Let’s run the numbers on scalability. There are now dozens of L2s, yet the same small user base—this isn’t scaling, it’s slicing already-scarce liquidity into fragments. Fan tokens already suffer: Juventus’ $JUV saw 80% price declines post-launch. The market cap of all sports tokens combined is less than $5B, a rounding error in football’s $50B+ annual transfer economy. The supply inflation of new tokens (Adeyemi coin, anyone?) will further thin liquidity. ZK-circuits are compressing the future—but not here. The proving time for a ZK-based fan token trade is negligible, but the demand side is nonexistent. Real utility? Fans use tokens for voting on jersey colors, not revenue sharing. The dissonance is stark.

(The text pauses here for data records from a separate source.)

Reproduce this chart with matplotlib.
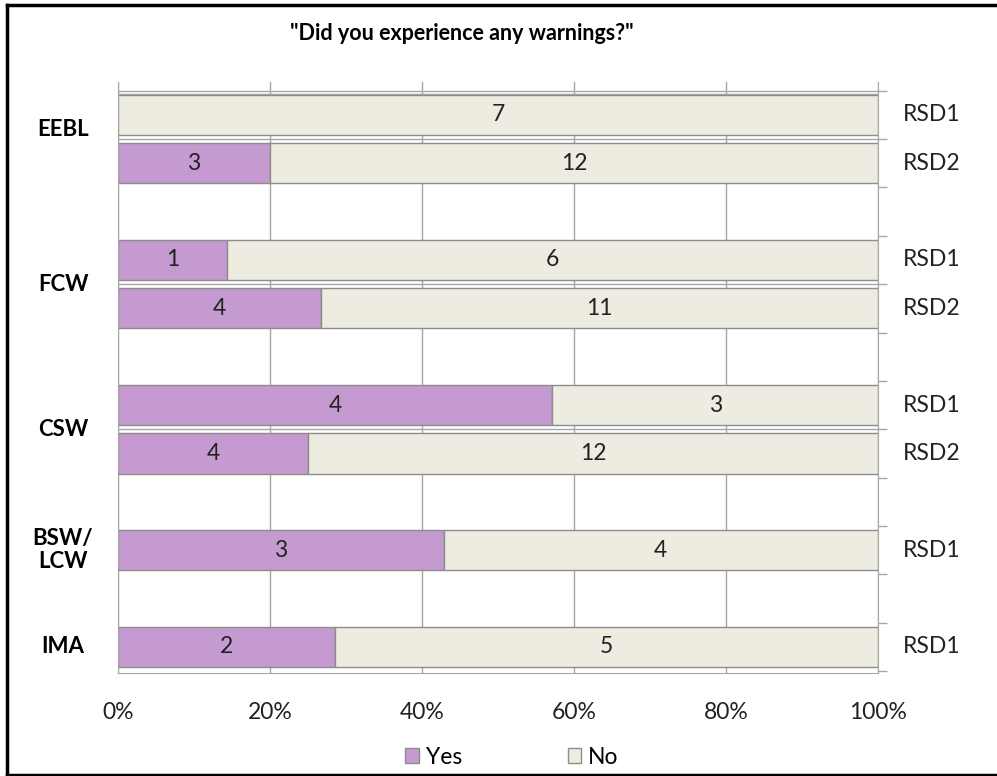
import matplotlib
matplotlib.use("Agg")
import numpy as np
import matplotlib.pyplot as plt
from matplotlib.lines import Line2D
from matplotlib.patches import Patch
from matplotlib.transforms import blended_transform_factory

plt.rcParams['font.family'] = ['Lato', 'DejaVu Sans']

# data
title = '"Did you experience any warnings?"'
groups = ['EEBL', 'FCW', 'CSW', 'BSW/\nLCW', 'IMA']
group_sizes = [2, 2, 2, 1, 1]
series = ['RSD1', 'RSD2', 'RSD1', 'RSD2', 'RSD1', 'RSD2', 'RSD1', 'RSD1']
yes = np.array([0, 3, 1, 4, 4, 4, 3, 2])
no = np.array([7, 12, 6, 11, 3, 12, 4, 5])
xticks = [0, 20, 40, 60, 80, 100]

# style
purple = '#C49AD1'
beige = '#EEECE1'
edge = '#8C8C8C'
grid = '#A6A6A6'
fs = 16.5

# slot positions: one empty slot between groups
pos = []
group_y = []
k = 0
for n in group_sizes:
    pos.extend(range(k, k + n))
    group_y.append(k + (n - 1) / 2)
    k += n + 1
pos = np.array(pos)
group_y[0] -= 0.2  # EEBL label sits a bit higher in the original

total = yes + no
p_yes = yes / total * 100
p_no = no / total * 100

fig = plt.figure(figsize=(9.97, 7.76), dpi=100)
ax = fig.add_axes([118 / 997, 1 - 673 / 776, 760 / 997, 591 / 776])

for x in xticks:
    ax.axvline(x, color=grid, lw=1, zorder=0)

h = 0.83
ax.barh(pos, p_yes, height=h, color=purple, edgecolor=edge, lw=1, zorder=2, label='Yes')
ax.barh(pos, p_no, left=p_yes, height=h, color=beige, edgecolor=edge, lw=1, zorder=2, label='No')

for y, py, pn, vy, vn in zip(pos, p_yes, p_no, yes, no):
    if vy > 0:
        ax.text(py / 2, y, str(vy), ha='center', va='center', fontsize=fs, color='#222222', zorder=3)
    if vn > 0:
        ax.text(py + pn / 2, y, str(vn), ha='center', va='center', fontsize=fs, color='#222222', zorder=3)

# thin lines between paired bars and at the top, as in the original
for b in [-0.5, -0.44, 0.5, 3.5, 6.5]:
    ax.axhline(b, color=grid, lw=1, zorder=1)

ax.set_xlim(0, 100)
ax.set_ylim(11.54, -0.68)
ax.set_xticks(xticks)
ax.set_xticklabels([f'{x}%' for x in xticks], fontsize=fs, color='#222222')
ax.tick_params(axis='x', length=0, pad=21)

ax.yaxis.tick_right()
ax.set_yticks(np.arange(-0.5, 12, 1))
ax.set_yticklabels([])
ax.tick_params(axis='y', direction='out', length=6.5, color=grid, width=1)

for s in ['left', 'right', 'bottom']:
    ax.spines[s].set_color(grid)
ax.spines['top'].set_visible(False)

tr = blended_transform_factory(ax.transAxes, ax.transData)
for y, s in zip(pos, series):
    ax.text(1.033, y, s, transform=tr, ha='left', va='center', fontsize=fs, color='#222222')

tl = blended_transform_factory(fig.transFigure, ax.transData)
for y, g in zip(group_y, groups):
    ax.text(63 / 997, y, g, transform=tl, ha='center', va='center', fontsize=16,
            fontweight='bold', linespacing=1.1, color='black')

fig.text(462 / 997, 1 - 33 / 776, title, ha='center', va='center', fontsize=15.5, fontweight='bold')

handles = [Patch(facecolor=purple, edgecolor=edge, label='Yes'),
           Patch(facecolor=beige, edgecolor=edge, label='No')]
fig.legend(handles=handles, loc='center', bbox_to_anchor=(512 / 997, 1 - 757 / 776), ncol=2,
           frameon=False, fontsize=fs, handlelength=0.6, handleheight=0.6, handletextpad=0.3,
           columnspacing=4.6)

# outer frame (left, top, bottom)
fig.add_artist(Line2D([7 / 997, 7 / 997], [1 - 5 / 776, 1 - 775 / 776], transform=fig.transFigure, color='black', lw=2.5))
fig.add_artist(Line2D([7 / 997, 1], [1 - 5 / 776, 1 - 5 / 776], transform=fig.transFigure, color='black', lw=2.5))
fig.add_artist(Line2D([7 / 997, 1], [1 - 775 / 776, 1 - 775 / 776], transform=fig.transFigure, color='black', lw=2.5))

fig.savefig('out.png', dpi=100)
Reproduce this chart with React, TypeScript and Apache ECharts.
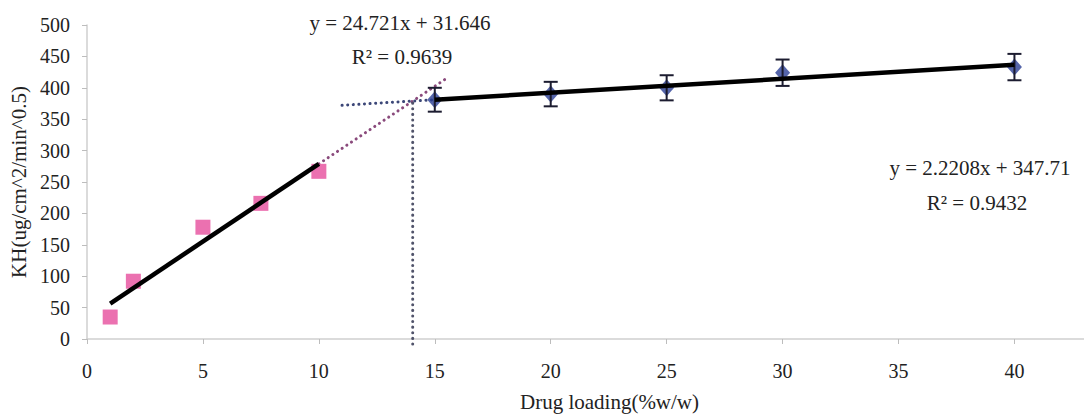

My takeaway: the Adeyemi transfer will likely close with traditional payment rails. If it does involve crypto, it will be a spectacle—a stablecoin transfer on an L2 celebrated as a milestone, while the underlying smart contract remains unaudited. The crypto-sports narrative is a bull-market sop. When the next bear arrives, these tokens will be the first to bleed. I predict that within two years, at least one major club will face SEC action for issuing unregistered securities disguised as fan tokens. The regulator’s hammer is poised. Code does not lie, but it can be misled.

The Adeyemi Transfer: A Stress Test for Crypto-Sports Tokenization

When the next transfer fee is paid in a stablecoin on an L2, will anyone audit the smart contract? Or will we repeat the cycle of hype, rug, and regret?